Commit spam is particularly bad for bisect bug hunting and ref performance issues at scale. Sure I can enforce Squash and Merge on my repo but why am I relying on that if the AI is so smart?
All of these things are fixed with aliases / magit / cli usage, using the thing the way we have always done it.
furyofantares
22 minutes ago
> why am I relying on that if the AI is so smart?
Because it's not? I use these things very extensively to great effect, and the idea that you'd think of it as "smart" is alien to me, and seems like it would hurt your ability to get much out of them.
dev_l1x_be
43 minutes ago
Well one way of solving this is to keep giving it simple tasks.
hmaxwell
32 minutes ago
Exactly 100%
I read these comments and articles and feel like I am completely disconnected from most people here.

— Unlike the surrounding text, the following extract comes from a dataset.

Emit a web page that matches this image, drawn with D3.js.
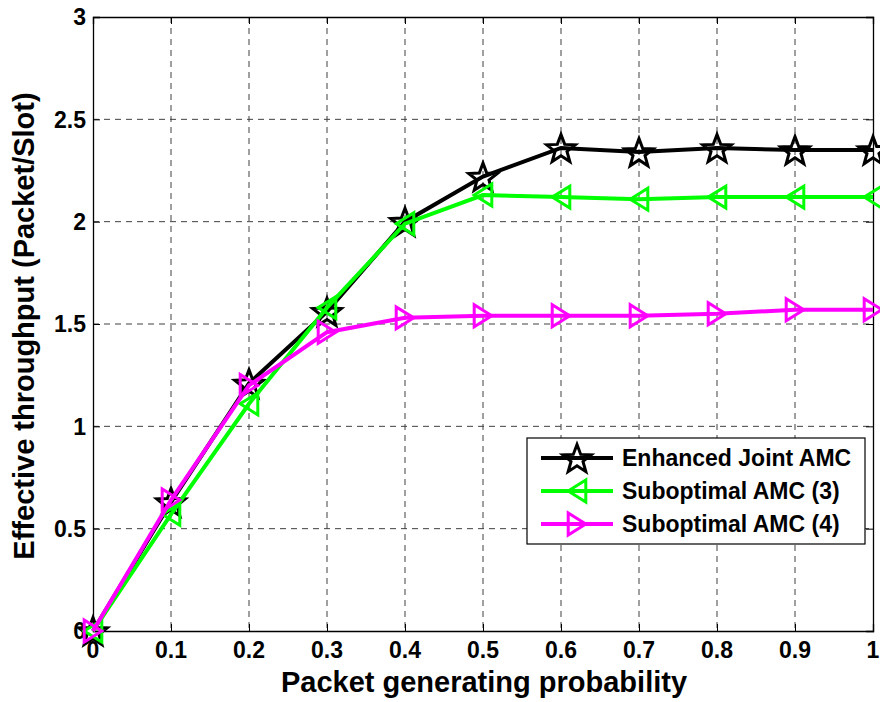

Why not use GenAI the way it actually works best: like autocomplete on steroids. You stay the architect, and you have it write code function by function. Don't show up in Claude Code or Codex asking it to "please write me GTA 6 with no mistakes or you go to jail, please."
It feels like a lot of people are using GenAI wrong.
GolDDranks
41 minutes ago
Just a supplementary fact: I'm in the beneficial position, against the AI, that in a case where it's hard to provide that automatic feedback loop, I can run and test the code at my discretion, whereas the AI model can't.

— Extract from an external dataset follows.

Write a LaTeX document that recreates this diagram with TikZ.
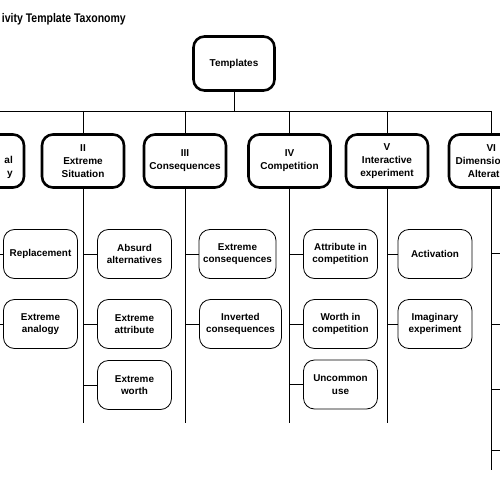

Yet. Most of my criticism is not after running the code, but after _reading_ the code. It wrote code. I read it. And I am not happy with it. No even need to run it, it's shit at glance.
elevation
25 minutes ago
Yesterday I generated a for-home-use-only PHP app over the weekend with a popular cli LLM product. The app met all my requirements, but the generated code was mixed. It correctly used a prepared query to avoid SQL injection. But then, instead of an obvious:
"SELECT * FROM table WHERE id=1;"
it gave me: $result = $db->query("SELECT * FROM table;");
for ($row in $result)
if ($["id"] == 1)
return $row;
With additional prompting I arrived at code I was comfortable deploying, but this kind of flaw cuts into the total time-savings.__MatrixMan__
31 minutes ago
You might get better code out of it if you give the AI some more restrictive handcuffs. Spin up a tester instance and have it tell the developer instance to try again until it's happy with the quality.
ReverseCold
38 minutes ago
> I can run and test the code at my discretion, whereas the AI model can't.
It sounds like you know what the problem with your AI workflow is? Have you tried using an agent? (sorry somewhat snarky but… come on)
GolDDranks
34 minutes ago
Yeah, you're right, and the snark might be warranted. I should consider it the same as my stupid (but cute) robot vacuum cleaner that goes at random directions but gets the job done.
The thing that differentiates LLM's from my stupid but cute vacuum cleaner, is that the (at least OpenAI's) AI model is cocksure and wrong, which is infinitely more infuriating than being a bit clueless and wrong.
storystarling
17 minutes ago
I've been trying to solve this by wrapping the generation in a LangGraph loop. The hope was that an agent could catch the errors, but it seems to just compound the problem. You end up paying for ten API calls where the model confidently doubles down on the mistake, which gets expensive very quickly for no real gain.
yaur
19 minutes ago
Give Cluade Code a go. It still makes a lot stupid mistakes, but its a vastly different experience from pasting back and forth with chat gpt.
tayo42
9 minutes ago
There's no free trial or anything?
t55
30 minutes ago
skill issue
GolDDranks
23 minutes ago
I don't love these kinds of throwaway comments without any substance, but...
"It Is Difficult to Get a Man to Understand Something When His Salary Depends Upon His Not Understanding It"
...might be my issue indeed. Trying to balance it by not being too stubborn though. I'm not doing AI just to be able to dump on them, you know.
antonvs
16 minutes ago
Skill comes from experience. It takes a good amount of working with these models to learn how to use them effectively, when to use them, and what to use them for. Otherwise, you end up hitting their limitations over and over and they just seem useless.
They're certainly not perfect, but many of the issues that people post about as though they're show-stoppers are easily resolved with the right tools and prompting.